▸ What you will do
The required output consists solely of the lines from the top of the listing through the line containing "7, 10, 15];", transcribed exactly.

------------------------------

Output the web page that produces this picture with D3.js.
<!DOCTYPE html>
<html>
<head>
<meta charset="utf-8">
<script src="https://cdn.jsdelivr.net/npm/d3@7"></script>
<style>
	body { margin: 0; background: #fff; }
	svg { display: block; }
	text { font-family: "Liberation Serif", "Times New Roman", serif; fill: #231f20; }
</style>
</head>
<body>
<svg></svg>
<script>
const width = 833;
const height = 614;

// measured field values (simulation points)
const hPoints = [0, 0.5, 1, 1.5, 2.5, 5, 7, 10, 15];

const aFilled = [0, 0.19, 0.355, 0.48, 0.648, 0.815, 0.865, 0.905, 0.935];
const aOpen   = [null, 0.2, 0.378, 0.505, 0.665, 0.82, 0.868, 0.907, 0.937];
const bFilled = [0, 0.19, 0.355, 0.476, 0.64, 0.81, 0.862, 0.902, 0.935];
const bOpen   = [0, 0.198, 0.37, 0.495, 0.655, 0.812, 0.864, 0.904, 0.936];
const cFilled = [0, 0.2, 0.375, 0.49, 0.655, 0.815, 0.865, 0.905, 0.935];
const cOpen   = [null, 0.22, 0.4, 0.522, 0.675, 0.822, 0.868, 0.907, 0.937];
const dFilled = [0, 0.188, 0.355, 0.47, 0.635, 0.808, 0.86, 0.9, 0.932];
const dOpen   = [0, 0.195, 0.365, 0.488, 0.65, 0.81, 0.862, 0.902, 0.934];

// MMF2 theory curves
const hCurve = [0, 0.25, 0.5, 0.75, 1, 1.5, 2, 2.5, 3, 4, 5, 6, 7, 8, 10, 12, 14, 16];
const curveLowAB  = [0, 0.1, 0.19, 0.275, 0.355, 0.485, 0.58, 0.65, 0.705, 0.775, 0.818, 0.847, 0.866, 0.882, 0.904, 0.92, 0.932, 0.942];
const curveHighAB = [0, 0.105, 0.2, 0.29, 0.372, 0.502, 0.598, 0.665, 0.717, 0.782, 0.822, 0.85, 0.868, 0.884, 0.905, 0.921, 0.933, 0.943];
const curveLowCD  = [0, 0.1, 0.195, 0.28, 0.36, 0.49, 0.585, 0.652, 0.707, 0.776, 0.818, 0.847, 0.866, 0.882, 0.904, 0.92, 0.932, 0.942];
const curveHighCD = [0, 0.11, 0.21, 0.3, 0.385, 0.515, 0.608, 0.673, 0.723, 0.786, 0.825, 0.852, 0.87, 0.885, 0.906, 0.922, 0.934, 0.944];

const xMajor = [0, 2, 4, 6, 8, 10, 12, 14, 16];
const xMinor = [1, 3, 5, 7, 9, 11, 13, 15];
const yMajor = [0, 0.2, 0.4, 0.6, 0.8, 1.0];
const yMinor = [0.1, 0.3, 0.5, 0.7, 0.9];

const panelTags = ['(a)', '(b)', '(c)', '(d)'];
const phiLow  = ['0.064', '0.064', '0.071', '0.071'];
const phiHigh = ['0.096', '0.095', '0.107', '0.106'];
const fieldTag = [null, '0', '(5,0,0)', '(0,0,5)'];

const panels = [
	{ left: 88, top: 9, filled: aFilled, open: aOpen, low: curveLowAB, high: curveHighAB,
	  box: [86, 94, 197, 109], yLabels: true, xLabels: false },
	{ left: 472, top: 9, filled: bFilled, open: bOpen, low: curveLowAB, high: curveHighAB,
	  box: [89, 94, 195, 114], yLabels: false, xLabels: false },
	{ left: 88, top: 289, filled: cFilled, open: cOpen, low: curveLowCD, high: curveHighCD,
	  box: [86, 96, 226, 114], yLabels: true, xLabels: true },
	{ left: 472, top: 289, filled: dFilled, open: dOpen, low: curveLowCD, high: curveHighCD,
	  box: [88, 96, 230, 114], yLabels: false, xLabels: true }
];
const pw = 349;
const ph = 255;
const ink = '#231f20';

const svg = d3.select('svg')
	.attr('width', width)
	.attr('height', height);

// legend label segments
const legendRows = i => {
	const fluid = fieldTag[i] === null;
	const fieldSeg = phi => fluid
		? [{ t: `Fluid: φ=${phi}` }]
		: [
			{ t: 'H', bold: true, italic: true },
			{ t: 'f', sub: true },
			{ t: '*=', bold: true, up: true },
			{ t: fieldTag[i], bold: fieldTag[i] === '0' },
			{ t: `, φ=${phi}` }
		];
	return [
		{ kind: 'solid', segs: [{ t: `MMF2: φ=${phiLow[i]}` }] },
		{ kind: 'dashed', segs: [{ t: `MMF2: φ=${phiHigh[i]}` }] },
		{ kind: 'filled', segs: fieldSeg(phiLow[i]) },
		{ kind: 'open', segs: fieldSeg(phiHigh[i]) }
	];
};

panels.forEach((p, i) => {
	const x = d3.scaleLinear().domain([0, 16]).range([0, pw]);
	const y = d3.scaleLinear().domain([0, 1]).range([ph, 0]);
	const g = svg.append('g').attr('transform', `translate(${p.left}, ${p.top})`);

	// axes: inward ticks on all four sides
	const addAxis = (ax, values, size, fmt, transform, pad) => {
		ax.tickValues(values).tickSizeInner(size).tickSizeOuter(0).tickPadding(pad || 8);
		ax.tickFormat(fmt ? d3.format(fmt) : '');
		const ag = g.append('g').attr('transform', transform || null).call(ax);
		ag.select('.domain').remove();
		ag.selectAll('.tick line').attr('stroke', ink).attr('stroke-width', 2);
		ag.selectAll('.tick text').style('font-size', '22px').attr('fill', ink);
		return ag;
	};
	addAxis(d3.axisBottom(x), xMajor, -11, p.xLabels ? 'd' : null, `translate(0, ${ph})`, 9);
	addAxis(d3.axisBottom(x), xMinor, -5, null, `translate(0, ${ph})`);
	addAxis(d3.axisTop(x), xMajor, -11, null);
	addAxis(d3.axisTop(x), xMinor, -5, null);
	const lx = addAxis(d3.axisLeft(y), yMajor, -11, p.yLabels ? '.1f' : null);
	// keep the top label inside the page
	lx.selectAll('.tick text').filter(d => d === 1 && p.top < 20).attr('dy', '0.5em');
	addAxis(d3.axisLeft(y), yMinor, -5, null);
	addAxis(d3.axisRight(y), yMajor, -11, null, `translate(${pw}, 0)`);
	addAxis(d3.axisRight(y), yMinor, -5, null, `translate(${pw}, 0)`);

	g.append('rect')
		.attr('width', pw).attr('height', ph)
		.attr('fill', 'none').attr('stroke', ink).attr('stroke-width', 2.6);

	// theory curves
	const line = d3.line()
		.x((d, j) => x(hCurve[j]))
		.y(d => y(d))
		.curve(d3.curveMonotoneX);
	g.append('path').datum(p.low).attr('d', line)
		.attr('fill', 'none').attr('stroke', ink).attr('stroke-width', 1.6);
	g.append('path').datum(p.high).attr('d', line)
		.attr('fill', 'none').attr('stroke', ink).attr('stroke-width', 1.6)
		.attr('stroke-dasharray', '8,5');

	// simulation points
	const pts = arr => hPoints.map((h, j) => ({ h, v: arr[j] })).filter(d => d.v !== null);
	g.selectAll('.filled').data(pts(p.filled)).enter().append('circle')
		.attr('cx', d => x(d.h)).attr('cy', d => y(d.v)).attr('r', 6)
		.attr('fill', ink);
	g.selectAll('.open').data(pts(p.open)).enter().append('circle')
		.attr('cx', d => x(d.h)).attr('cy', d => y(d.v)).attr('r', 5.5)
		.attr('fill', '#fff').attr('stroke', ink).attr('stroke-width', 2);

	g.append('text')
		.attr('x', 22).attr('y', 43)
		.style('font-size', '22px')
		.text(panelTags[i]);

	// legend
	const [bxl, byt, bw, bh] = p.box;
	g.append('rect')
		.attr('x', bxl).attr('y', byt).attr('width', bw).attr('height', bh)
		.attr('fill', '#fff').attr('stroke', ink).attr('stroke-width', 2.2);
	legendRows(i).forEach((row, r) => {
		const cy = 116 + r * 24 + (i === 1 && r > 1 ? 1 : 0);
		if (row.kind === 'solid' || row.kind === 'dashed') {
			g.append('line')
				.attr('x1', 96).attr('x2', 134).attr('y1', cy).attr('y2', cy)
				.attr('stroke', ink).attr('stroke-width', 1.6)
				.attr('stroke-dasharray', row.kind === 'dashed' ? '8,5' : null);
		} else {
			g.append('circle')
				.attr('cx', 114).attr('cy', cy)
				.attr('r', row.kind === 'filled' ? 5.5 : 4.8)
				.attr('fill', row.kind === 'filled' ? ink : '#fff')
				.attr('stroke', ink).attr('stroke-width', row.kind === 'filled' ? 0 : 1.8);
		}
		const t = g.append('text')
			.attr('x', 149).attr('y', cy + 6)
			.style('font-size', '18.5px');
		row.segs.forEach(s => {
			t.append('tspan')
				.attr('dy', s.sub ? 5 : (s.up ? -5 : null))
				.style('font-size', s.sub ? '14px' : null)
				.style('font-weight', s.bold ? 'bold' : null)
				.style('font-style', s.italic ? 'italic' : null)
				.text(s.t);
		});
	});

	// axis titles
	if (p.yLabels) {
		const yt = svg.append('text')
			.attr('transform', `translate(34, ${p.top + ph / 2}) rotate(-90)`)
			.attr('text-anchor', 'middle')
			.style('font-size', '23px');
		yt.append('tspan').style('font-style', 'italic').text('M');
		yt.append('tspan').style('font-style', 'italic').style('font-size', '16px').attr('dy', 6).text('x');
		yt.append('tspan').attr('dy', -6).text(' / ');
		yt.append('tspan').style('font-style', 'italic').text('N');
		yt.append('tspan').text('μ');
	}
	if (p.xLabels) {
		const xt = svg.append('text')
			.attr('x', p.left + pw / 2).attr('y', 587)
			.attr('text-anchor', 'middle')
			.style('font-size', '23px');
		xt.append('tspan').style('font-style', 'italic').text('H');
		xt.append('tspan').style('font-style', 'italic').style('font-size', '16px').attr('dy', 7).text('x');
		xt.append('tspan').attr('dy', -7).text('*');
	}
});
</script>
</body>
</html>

------------------------------

▸ Solution to this exercise
Output the web page that produces this picture with D3.js.
<!DOCTYPE html>
<html>
<head>
<meta charset="utf-8">
<script src="https://cdn.jsdelivr.net/npm/d3@7"></script>
<style>
	body { margin: 0; background: #fff; }
	svg { display: block; }
	text { font-family: "Liberation Serif", "Times New Roman", serif; fill: #231f20; }
</style>
</head>
<body>
<svg></svg>
<script>
const width = 833;
const height = 614;

// measured field values (simulation points)
const hPoints = [0, 0.5, 1, 1.5, 2.5, 5, 7, 10, 15];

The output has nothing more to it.